Through her, in due course, he came to know another girl, a queer abrupt young American, already an old maid at twenty-two, and in open revolt against her family for reasons not unlike his own. Adele Anthony had come abroad to keep house for a worthless “artistic” brother, who was preparing to be a sculptor by prolonged sessions in Anglo-American bars and the lobbies of music-halls. When he finally went under, and was shipped home, Miss Anthony stayed on in Paris, ashamed, as she told Campton, to go back and face the righteous triumph of a family connection who had unanimously disbelieved in the possibility of making Bill Anthony into a sculptor, and in the wisdom of his sister’s staking her small means on the venture.

“Somehow, behind it all, I was right, and they were wrong; but to do anything with poor Bill I ought to have been able to begin two or three generations back,” she confessed.

Miss Anthony had many friends in Paris, of whom Julia Ambrose was the most admired; and she had assisted sympathizingly (if not enthusiastically) at Campton’s wooing of Julia, and their hasty marriage. Her only note of warning had been the reminder that Julia had always been poor, and had always lived as if she were rich; and that was silenced by Campton’s rejoinder that the Magic Mangle, to which the Campton prosperity was due, was someday going to make him rich, though he had always lived as if he were poor.

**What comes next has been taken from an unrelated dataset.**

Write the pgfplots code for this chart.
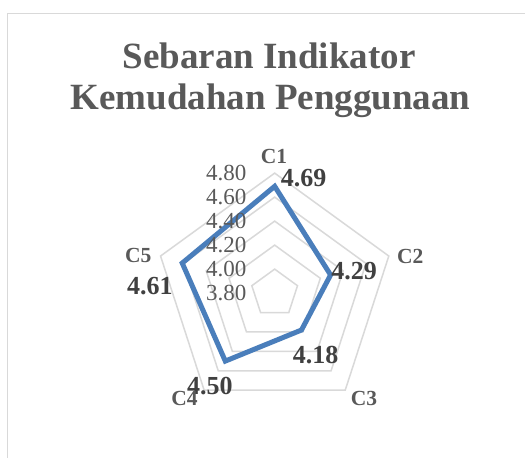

“Well—you’d better not, any longer,” Adele sharply advised; and he laughed, and promised to go out and buy a new hat. In truth, careless of comfort as he was, he adored luxury in women, and was resolved to let his wife ruin him if she did it handsomely enough. Doubtless she might have, had fate given her time; but soon after their marriage old Mr. Campton died, and it was found that a trusted manager had so invested the profits of the Mangle that the heirs inherited only a series of law-suits.

John Campton, henceforth, was merely the unsuccessful son of a ruined manufacturer; painting became a luxury he could no longer afford, and his mother and sisters besought him to come back and take over what was left of the business. It seemed so clearly his duty that, with anguish of soul, he prepared to go; but Julia, on being consulted, developed a sudden passion for art and poverty.

“We’d have to live in Utica—for some years at any rate?”

“Well, yes, no doubt!” They faced the fact desolately.

“They’d much better look out for another manager. What do you know about business? Since you’ve taken up painting you’d better try to make a success of that,” she advised him; and he was too much of the same mind not to agree.

It was not long before George’s birth, and they were fully resolved to go home for the event, and thus spare their hoped-for heir the inconvenience of coming into the world, like his father, in a foreign country. But now this was not to be thought of, and the eventual inconvenience to George was lost sight of by his progenitors in the contemplation of nearer problems.

For a few years their life dragged along shabbily and depressingly. Now that Campton’s painting was no longer an amateur’s hobby but a domestic obligation, Julia thought it her duty to interest herself in it; and her only idea of doing so was by means of what she called “ relations,” using the word in its French and diplomatic sense.

She was convinced that her husband’s lack of success was due to Beausite’s blighting epigram, and to Campton’s subsequent resolve to strike out for himself. “ It’s a great mistake to try to be original till people have got used to you,” she said, with the shrewdness that sometimes startled him. “If you’d only been civil to Beausite he would have ended by taking you up, and then you could have painted as queerly as you liked.”